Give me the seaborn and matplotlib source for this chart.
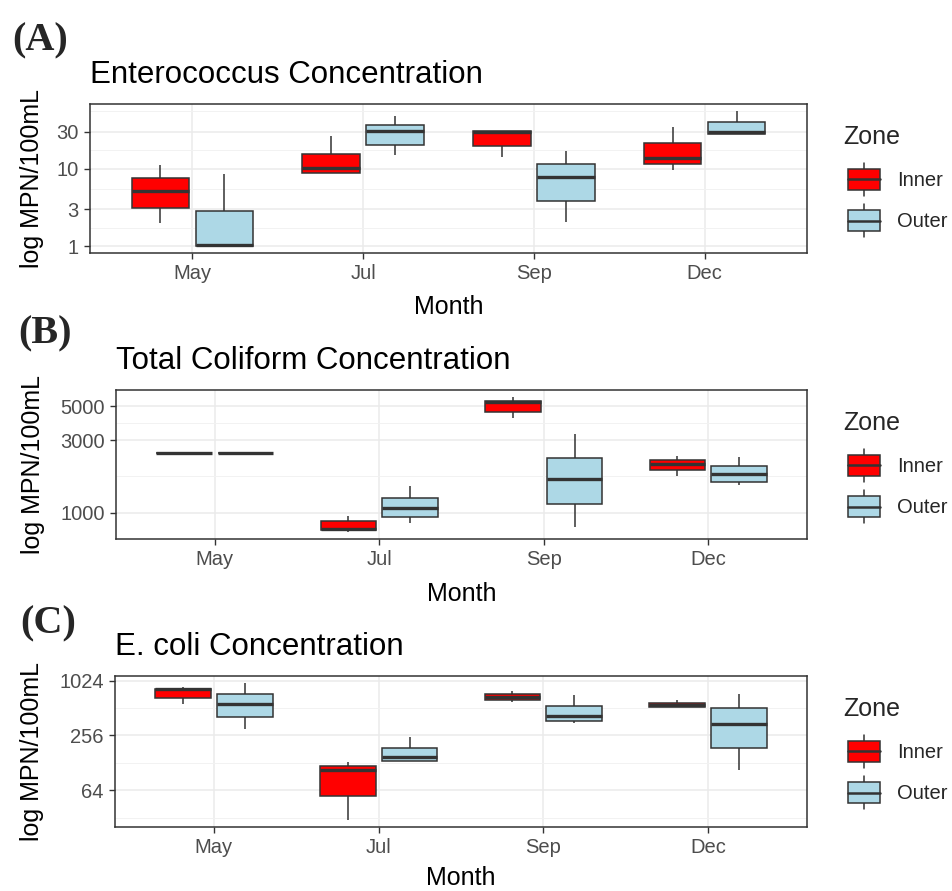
import numpy as np
import pandas as pd
import matplotlib
matplotlib.use("Agg")
import matplotlib.pyplot as plt
import seaborn as sns
from matplotlib.patches import Patch, Rectangle
from matplotlib.lines import Line2D
from matplotlib.legend_handler import HandlerBase
from matplotlib.ticker import NullFormatter

# ─────────────────────────────────────────────
# Monthly bacteria concentrations by zone (3 stacked box panels)
# ─────────────────────────────────────────────

MONTHS = ["May", "Jul", "Sep", "Dec"]
ZONES = ["Inner", "Outer"]

# five-number summaries per month: [min, q1, median, q3, max]
ENT_INNER = [[2.0, 3.1, 5.1, 7.5, 11.0],
             [8.8, 8.8, 10.2, 15.6, 26.7],
             [14.1, 19.3, 29.5, 30.5, 30.5],
             [9.7, 11.6, 13.9, 21.5, 34.8]]
ENT_OUTER = [[1.0, 1.0, 1.05, 2.86, 8.5],
             [14.8, 20.3, 30.3, 36.6, 48.1],
             [2.03, 3.83, 7.8, 11.6, 16.8],
             [28.1, 28.1, 29.4, 40.3, 55.7]]

TC_INNER = [[2450, 2450, 2450, 2450, 2450],
            [748, 775, 780, 883, 956],
            [4195, 4590, 5310, 5420, 5754],
            [1740, 1905, 2085, 2215, 2354]]
TC_OUTER = [[2450, 2450, 2450, 2450, 2450],
            [865, 941, 1085, 1262, 1496],
            [810, 1152, 1680, 2291, 3278],
            [1519, 1597, 1795, 2023, 2306]]

EC_INNER = [[572, 656, 820, 833, 878],
            [30.2, 55.9, 106, 118, 131],
            [601, 629, 679, 733, 778],
            [529, 529, 553, 578, 629]]
EC_OUTER = [[304, 406, 572, 727, 965],
            [136, 136, 149, 188, 249],
            [348, 366, 417, 535, 702],
            [106, 188, 345, 507, 733]]

ENT_TICKS = [1, 3, 10, 30]
ENT_MINOR = [1.73, 5.48, 17.3, 54.8]
TC_TICKS = [1000, 3000, 5000]
TC_MINOR = [1732, 3873]
EC_TICKS = [64, 256, 1024]
EC_MINOR = [32, 128, 512]

PALETTE = {"Inner": "#FF0000", "Outer": "#ADD8E6"}
EDGE = "#333333"
GRID = "#EBEBEB"

W, H = 953, 891


def long_table(inner, outer):
    rows = []
    for zone, summ in (("Inner", inner), ("Outer", outer)):
        for month, vals in zip(MONTHS, summ):
            for v in vals:
                rows.append((month, zone, v))
    return pd.DataFrame(rows, columns=["Month", "Zone", "MPN"])


class BoxKey(HandlerBase):
    # ggplot-like boxplot legend glyph
    def create_artists(self, legend, orig_handle, xdescent, ydescent, width, height, fontsize, trans):
        x0, y0 = -xdescent, -ydescent
        left = x0 + 0.13 * width
        w = width - 0.13 * width
        cx = left + w / 2
        fc = orig_handle.get_facecolor()
        box = Rectangle((left, y0 + 0.18 * height), w, 0.64 * height,
                        facecolor=fc, edgecolor=EDGE, lw=1.1, transform=trans)
        med = Line2D([left, left + w], [y0 + 0.5 * height] * 2, color=EDGE, lw=1.8, transform=trans)
        wu = Line2D([cx, cx], [y0 + 0.82 * height, y0 + height], color=EDGE, lw=1.1, transform=trans)
        wl = Line2D([cx, cx], [y0, y0 + 0.18 * height], color=EDGE, lw=1.1, transform=trans)
        return [wl, wu, box, med]


sns.set_theme(style="white")
plt.rcParams["font.family"] = ["Liberation Sans", "DejaVu Sans"]

fig = plt.figure(figsize=(W / 100, H / 100), dpi=100)


def draw_panel(letter, letter_xy, title, inner, outer, ticks, minor, box, ylab_x, xlab_y):
    left, top, right, bottom = box
    ax = fig.add_axes([left / W, 1 - bottom / H, (right - left) / W, (bottom - top) / H])
    df = long_table(inner, outer)

    sns.boxplot(data=df, x="Month", y="MPN", hue="Zone", order=MONTHS, hue_order=ZONES,
                palette=PALETTE, saturation=1, width=0.75, gap=0.1, whis=(0, 100),
                linecolor=EDGE, linewidth=1.1, log_scale=True, legend=False,
                medianprops={"linewidth": 2.4}, capprops={"visible": False}, ax=ax)

    # ggplot-style 5% expansion in log space
    lo, hi = np.log10(df["MPN"].min()), np.log10(df["MPN"].max())
    pad = 0.05 * (hi - lo)
    ax.set_ylim(10 ** (lo - pad), 10 ** (hi + pad))
    ax.set_xlim(-0.6, len(MONTHS) - 0.4)

    ax.set_yticks(ticks, labels=[str(t) for t in ticks])
    ax.set_yticks(minor, minor=True)
    ax.yaxis.set_minor_formatter(NullFormatter())

    ax.set_axisbelow(True)
    ax.grid(which="major", color=GRID, linewidth=1.1)
    ax.grid(which="minor", axis="y", color="#F2F2F2", linewidth=0.7)
    for sp in ax.spines.values():
        sp.set_visible(True)
        sp.set_color(EDGE)
        sp.set_linewidth(1.1)
    ax.tick_params(which="major", length=4, width=1.0, color=EDGE, labelsize=14.5,
                   labelcolor="#4D4D4D", pad=4, bottom=True, left=True)
    ax.tick_params(which="minor", length=0)

    ax.set_title(title, loc="left", pad=15, fontsize=22.5, color="black")
    ax.set_xlabel("Month", fontsize=18, color="black")
    ax.set_ylabel("log MPN/100mL", fontsize=18, color="black")
    ax.xaxis.set_label_coords(0.5, xlab_y)
    ax.yaxis.set_label_coords(ylab_x, 0.5)

    handles = [Patch(facecolor=PALETTE[z], edgecolor=EDGE, label=z) for z in ZONES]
    leg = ax.legend(handles=handles, title="Zone", loc="upper left",
                    bbox_to_anchor=(843 / W, 1 - (top + 21) / H), bbox_transform=fig.transFigure,
                    frameon=False, borderpad=0, borderaxespad=0, fontsize=14.5, title_fontsize=18,
                    alignment="left", handlelength=1.85, handleheight=2.15, handletextpad=0.85,
                    labelspacing=0.4, handler_map={Patch: BoxKey()})
    leg._legend_box.sep = 10  # a bit more room under the "Zone" title

    fig.text(letter_xy[0] / W, 1 - letter_xy[1] / H, letter, fontsize=29, fontweight="bold",
             family=["Liberation Serif", "DejaVu Serif"], va="baseline", ha="left")
    return ax


draw_panel("(A)", (12, 50), "Enterococcus Concentration", ENT_INNER, ENT_OUTER,
           ENT_TICKS, ENT_MINOR, (90, 104, 807, 253), -0.064, -0.282)
draw_panel("(B)", (18, 343), "Total Coliform Concentration", TC_INNER, TC_OUTER,
           TC_TICKS, TC_MINOR, (116, 390, 807, 539), -0.103, -0.289)
draw_panel("(C)", (20, 633), "E. coli Concentration", EC_INNER, EC_OUTER,
           EC_TICKS, EC_MINOR, (115, 676, 807, 827), -0.103, -0.258)

fig.savefig("out.png", dpi=100)
plt.close(fig)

####################

» **Work to complete**
Return the material exactly as given, apart from the pictures.

» **Problem solution**
Give me the seaborn and matplotlib source for this chart.
import numpy as np
import pandas as pd
import matplotlib
matplotlib.use("Agg")
import matplotlib.pyplot as plt
import seaborn as sns
from matplotlib.patches import Patch, Rectangle
from matplotlib.lines import Line2D
from matplotlib.legend_handler import HandlerBase
from matplotlib.ticker import NullFormatter

# ─────────────────────────────────────────────
# Monthly bacteria concentrations by zone (3 stacked box panels)
# ─────────────────────────────────────────────

MONTHS = ["May", "Jul", "Sep", "Dec"]
ZONES = ["Inner", "Outer"]

# five-number summaries per month: [min, q1, median, q3, max]
ENT_INNER = [[2.0, 3.1, 5.1, 7.5, 11.0],
             [8.8, 8.8, 10.2, 15.6, 26.7],
             [14.1, 19.3, 29.5, 30.5, 30.5],
             [9.7, 11.6, 13.9, 21.5, 34.8]]
ENT_OUTER = [[1.0, 1.0, 1.05, 2.86, 8.5],
             [14.8, 20.3, 30.3, 36.6, 48.1],
             [2.03, 3.83, 7.8, 11.6, 16.8],
             [28.1, 28.1, 29.4, 40.3, 55.7]]

TC_INNER = [[2450, 2450, 2450, 2450, 2450],
            [748, 775, 780, 883, 956],
            [4195, 4590, 5310, 5420, 5754],
            [1740, 1905, 2085, 2215, 2354]]
TC_OUTER = [[2450, 2450, 2450, 2450, 2450],
            [865, 941, 1085, 1262, 1496],
            [810, 1152, 1680, 2291, 3278],
            [1519, 1597, 1795, 2023, 2306]]

EC_INNER = [[572, 656, 820, 833, 878],
            [30.2, 55.9, 106, 118, 131],
            [601, 629, 679, 733, 778],
            [529, 529, 553, 578, 629]]
EC_OUTER = [[304, 406, 572, 727, 965],
            [136, 136, 149, 188, 249],
            [348, 366, 417, 535, 702],
            [106, 188, 345, 507, 733]]

ENT_TICKS = [1, 3, 10, 30]
ENT_MINOR = [1.73, 5.48, 17.3, 54.8]
TC_TICKS = [1000, 3000, 5000]
TC_MINOR = [1732, 3873]
EC_TICKS = [64, 256, 1024]
EC_MINOR = [32, 128, 512]

PALETTE = {"Inner": "#FF0000", "Outer": "#ADD8E6"}
EDGE = "#333333"
GRID = "#EBEBEB"

W, H = 953, 891


def long_table(inner, outer):
    rows = []
    for zone, summ in (("Inner", inner), ("Outer", outer)):
        for month, vals in zip(MONTHS, summ):
            for v in vals:
                rows.append((month, zone, v))
    return pd.DataFrame(rows, columns=["Month", "Zone", "MPN"])


class BoxKey(HandlerBase):
    # ggplot-like boxplot legend glyph
    def create_artists(self, legend, orig_handle, xdescent, ydescent, width, height, fontsize, trans):
        x0, y0 = -xdescent, -ydescent
        left = x0 + 0.13 * width
        w = width - 0.13 * width
        cx = left + w / 2
        fc = orig_handle.get_facecolor()
        box = Rectangle((left, y0 + 0.18 * height), w, 0.64 * height,
                        facecolor=fc, edgecolor=EDGE, lw=1.1, transform=trans)
        med = Line2D([left, left + w], [y0 + 0.5 * height] * 2, color=EDGE, lw=1.8, transform=trans)
        wu = Line2D([cx, cx], [y0 + 0.82 * height, y0 + height], color=EDGE, lw=1.1, transform=trans)
        wl = Line2D([cx, cx], [y0, y0 + 0.18 * height], color=EDGE, lw=1.1, transform=trans)
        return [wl, wu, box, med]


sns.set_theme(style="white")
plt.rcParams["font.family"] = ["Liberation Sans", "DejaVu Sans"]

fig = plt.figure(figsize=(W / 100, H / 100), dpi=100)


def draw_panel(letter, letter_xy, title, inner, outer, ticks, minor, box, ylab_x, xlab_y):
    left, top, right, bottom = box
    ax = fig.add_axes([left / W, 1 - bottom / H, (right - left) / W, (bottom - top) / H])
    df = long_table(inner, outer)

    sns.boxplot(data=df, x="Month", y="MPN", hue="Zone", order=MONTHS, hue_order=ZONES,
                palette=PALETTE, saturation=1, width=0.75, gap=0.1, whis=(0, 100),
                linecolor=EDGE, linewidth=1.1, log_scale=True, legend=False,
                medianprops={"linewidth": 2.4}, capprops={"visible": False}, ax=ax)

    # ggplot-style 5% expansion in log space
    lo, hi = np.log10(df["MPN"].min()), np.log10(df["MPN"].max())
    pad = 0.05 * (hi - lo)
    ax.set_ylim(10 ** (lo - pad), 10 ** (hi + pad))
    ax.set_xlim(-0.6, len(MONTHS) - 0.4)

    ax.set_yticks(ticks, labels=[str(t) for t in ticks])
    ax.set_yticks(minor, minor=True)
    ax.yaxis.set_minor_formatter(NullFormatter())

    ax.set_axisbelow(True)
    ax.grid(which="major", color=GRID, linewidth=1.1)
    ax.grid(which="minor", axis="y", color="#F2F2F2", linewidth=0.7)
    for sp in ax.spines.values():
        sp.set_visible(True)
        sp.set_color(EDGE)
        sp.set_linewidth(1.1)
    ax.tick_params(which="major", length=4, width=1.0, color=EDGE, labelsize=14.5,
                   labelcolor="#4D4D4D", pad=4, bottom=True, left=True)
    ax.tick_params(which="minor", length=0)

    ax.set_title(title, loc="left", pad=15, fontsize=22.5, color="black")
    ax.set_xlabel("Month", fontsize=18, color="black")
    ax.set_ylabel("log MPN/100mL", fontsize=18, color="black")
    ax.xaxis.set_label_coords(0.5, xlab_y)
    ax.yaxis.set_label_coords(ylab_x, 0.5)

    handles = [Patch(facecolor=PALETTE[z], edgecolor=EDGE, label=z) for z in ZONES]
    leg = ax.legend(handles=handles, title="Zone", loc="upper left",
                    bbox_to_anchor=(843 / W, 1 - (top + 21) / H), bbox_transform=fig.transFigure,
                    frameon=False, borderpad=0, borderaxespad=0, fontsize=14.5, title_fontsize=18,
                    alignment="left", handlelength=1.85, handleheight=2.15, handletextpad=0.85,
                    labelspacing=0.4, handler_map={Patch: BoxKey()})
    leg._legend_box.sep = 10  # a bit more room under the "Zone" title

    fig.text(letter_xy[0] / W, 1 - letter_xy[1] / H, letter, fontsize=29, fontweight="bold",
             family=["Liberation Serif", "DejaVu Serif"], va="baseline", ha="left")
    return ax


draw_panel("(A)", (12, 50), "Enterococcus Concentration", ENT_INNER, ENT_OUTER,
           ENT_TICKS, ENT_MINOR, (90, 104, 807, 253), -0.064, -0.282)
draw_panel("(B)", (18, 343), "Total Coliform Concentration", TC_INNER, TC_OUTER,
           TC_TICKS, TC_MINOR, (116, 390, 807, 539), -0.103, -0.289)
draw_panel("(C)", (20, 633), "E. coli Concentration", EC_INNER, EC_OUTER,
           EC_TICKS, EC_MINOR, (115, 676, 807, 827), -0.103, -0.258)

fig.savefig("out.png", dpi=100)
plt.close(fig)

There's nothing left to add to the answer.